What you need to do: Copy out each line of the material below that holds the string "this".

Input:
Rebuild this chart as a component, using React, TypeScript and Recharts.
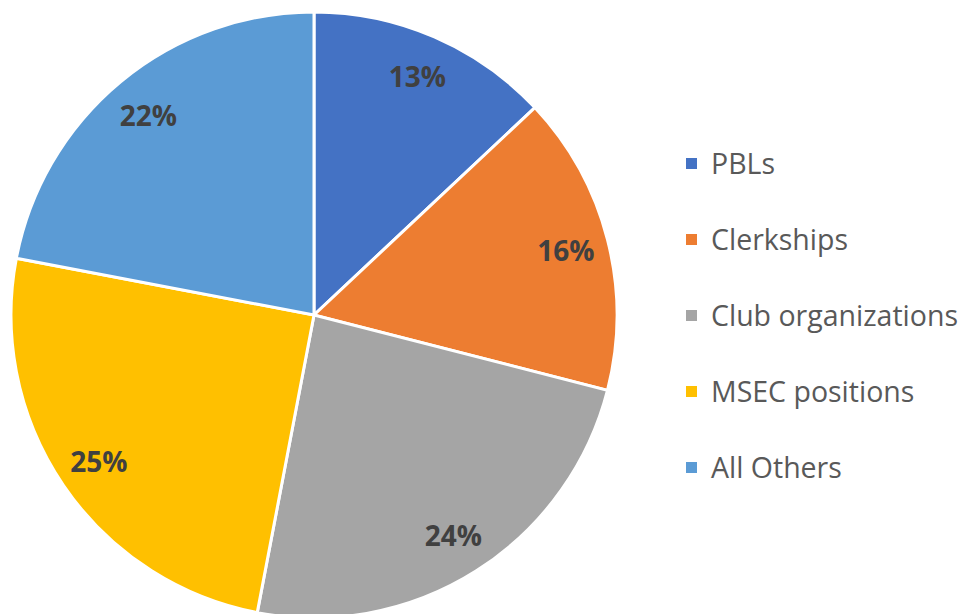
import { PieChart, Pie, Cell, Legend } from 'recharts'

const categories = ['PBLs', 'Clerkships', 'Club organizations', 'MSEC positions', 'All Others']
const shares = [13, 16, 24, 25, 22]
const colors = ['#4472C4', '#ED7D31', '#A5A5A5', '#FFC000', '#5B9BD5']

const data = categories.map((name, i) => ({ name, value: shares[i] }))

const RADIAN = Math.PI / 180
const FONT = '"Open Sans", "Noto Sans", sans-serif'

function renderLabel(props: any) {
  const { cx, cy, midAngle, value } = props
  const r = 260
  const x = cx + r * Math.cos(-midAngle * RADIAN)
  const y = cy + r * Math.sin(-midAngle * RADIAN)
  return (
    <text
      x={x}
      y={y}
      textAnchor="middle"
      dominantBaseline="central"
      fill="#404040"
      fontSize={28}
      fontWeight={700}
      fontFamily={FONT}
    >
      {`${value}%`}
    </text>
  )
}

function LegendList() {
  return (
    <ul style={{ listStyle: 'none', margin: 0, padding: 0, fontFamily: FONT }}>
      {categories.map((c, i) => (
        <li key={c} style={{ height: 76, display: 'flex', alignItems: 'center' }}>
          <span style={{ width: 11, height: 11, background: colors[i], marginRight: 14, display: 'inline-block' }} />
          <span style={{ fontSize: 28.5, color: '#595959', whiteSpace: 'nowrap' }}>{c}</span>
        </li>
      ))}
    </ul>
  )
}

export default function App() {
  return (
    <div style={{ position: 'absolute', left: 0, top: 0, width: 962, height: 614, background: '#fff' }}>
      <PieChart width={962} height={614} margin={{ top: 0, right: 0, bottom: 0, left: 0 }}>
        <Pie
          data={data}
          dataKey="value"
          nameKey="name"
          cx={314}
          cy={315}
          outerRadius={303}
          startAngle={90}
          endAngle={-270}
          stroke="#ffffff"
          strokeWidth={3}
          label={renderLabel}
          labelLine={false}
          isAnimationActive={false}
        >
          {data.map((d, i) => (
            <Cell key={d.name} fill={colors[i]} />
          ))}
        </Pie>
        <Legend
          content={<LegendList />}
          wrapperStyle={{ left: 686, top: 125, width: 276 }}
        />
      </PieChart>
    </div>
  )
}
--
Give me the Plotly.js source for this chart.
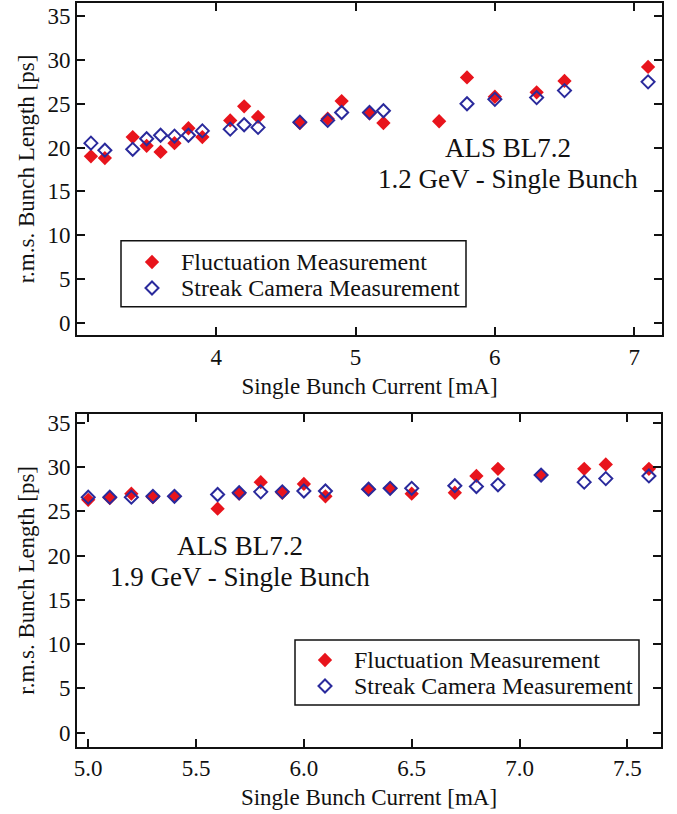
* * *
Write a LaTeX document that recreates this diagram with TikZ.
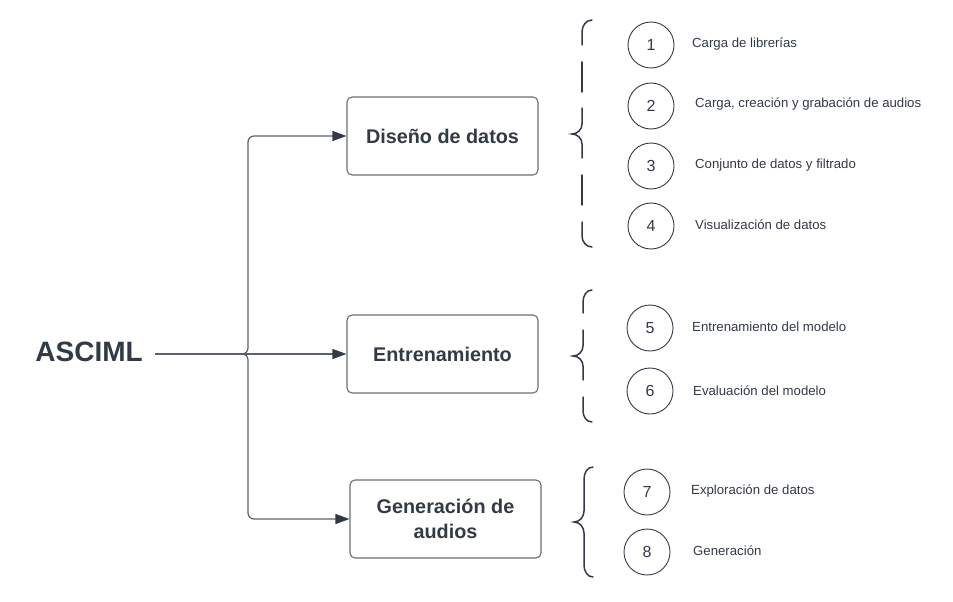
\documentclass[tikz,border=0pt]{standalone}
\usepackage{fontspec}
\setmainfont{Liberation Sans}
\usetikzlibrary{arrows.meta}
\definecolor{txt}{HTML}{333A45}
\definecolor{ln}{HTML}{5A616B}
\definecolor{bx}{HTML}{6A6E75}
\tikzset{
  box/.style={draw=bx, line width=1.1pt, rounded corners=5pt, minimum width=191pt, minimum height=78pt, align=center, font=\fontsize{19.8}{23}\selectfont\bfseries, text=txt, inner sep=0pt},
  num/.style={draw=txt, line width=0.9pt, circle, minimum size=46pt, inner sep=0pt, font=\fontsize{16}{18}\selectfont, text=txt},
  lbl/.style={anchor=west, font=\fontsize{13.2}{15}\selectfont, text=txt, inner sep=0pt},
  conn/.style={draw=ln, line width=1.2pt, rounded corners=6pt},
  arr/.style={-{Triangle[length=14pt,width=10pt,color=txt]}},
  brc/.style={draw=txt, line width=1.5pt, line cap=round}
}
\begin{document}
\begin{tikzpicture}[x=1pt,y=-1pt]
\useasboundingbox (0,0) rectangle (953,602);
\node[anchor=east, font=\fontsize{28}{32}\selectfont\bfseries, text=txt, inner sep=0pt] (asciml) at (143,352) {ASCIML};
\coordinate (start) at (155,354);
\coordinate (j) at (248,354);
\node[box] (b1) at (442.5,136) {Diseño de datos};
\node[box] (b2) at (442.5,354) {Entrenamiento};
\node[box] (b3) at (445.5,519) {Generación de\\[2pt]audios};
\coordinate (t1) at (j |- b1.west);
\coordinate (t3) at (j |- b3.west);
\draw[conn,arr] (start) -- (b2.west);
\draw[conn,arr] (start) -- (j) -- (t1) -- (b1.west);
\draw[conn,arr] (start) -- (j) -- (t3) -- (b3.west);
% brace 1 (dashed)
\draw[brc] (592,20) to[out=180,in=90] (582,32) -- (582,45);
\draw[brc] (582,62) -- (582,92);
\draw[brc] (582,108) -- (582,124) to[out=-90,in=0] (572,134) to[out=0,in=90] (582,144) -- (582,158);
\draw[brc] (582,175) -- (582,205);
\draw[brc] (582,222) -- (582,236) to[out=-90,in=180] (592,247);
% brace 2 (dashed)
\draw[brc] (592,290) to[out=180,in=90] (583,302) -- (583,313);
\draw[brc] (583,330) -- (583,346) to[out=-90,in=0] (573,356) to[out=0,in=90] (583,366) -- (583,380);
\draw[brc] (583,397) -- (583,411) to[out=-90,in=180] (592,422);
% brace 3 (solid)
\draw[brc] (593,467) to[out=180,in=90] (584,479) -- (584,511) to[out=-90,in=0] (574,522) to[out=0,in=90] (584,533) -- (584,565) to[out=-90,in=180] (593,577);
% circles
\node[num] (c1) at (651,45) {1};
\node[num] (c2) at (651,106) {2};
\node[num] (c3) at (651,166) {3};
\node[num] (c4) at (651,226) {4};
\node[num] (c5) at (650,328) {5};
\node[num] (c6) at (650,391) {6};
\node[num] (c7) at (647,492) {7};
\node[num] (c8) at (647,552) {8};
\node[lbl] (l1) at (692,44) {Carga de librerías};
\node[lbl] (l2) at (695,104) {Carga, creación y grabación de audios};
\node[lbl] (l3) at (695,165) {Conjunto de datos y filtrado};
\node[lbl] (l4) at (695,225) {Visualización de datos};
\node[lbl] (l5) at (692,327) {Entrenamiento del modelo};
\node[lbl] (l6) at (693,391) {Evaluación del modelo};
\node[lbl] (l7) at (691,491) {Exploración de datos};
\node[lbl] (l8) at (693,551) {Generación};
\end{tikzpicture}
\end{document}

Task response:
Rebuild this chart as a component, using React, TypeScript and Recharts.
Give me the Plotly.js source for this chart.
Write a LaTeX document that recreates this diagram with TikZ.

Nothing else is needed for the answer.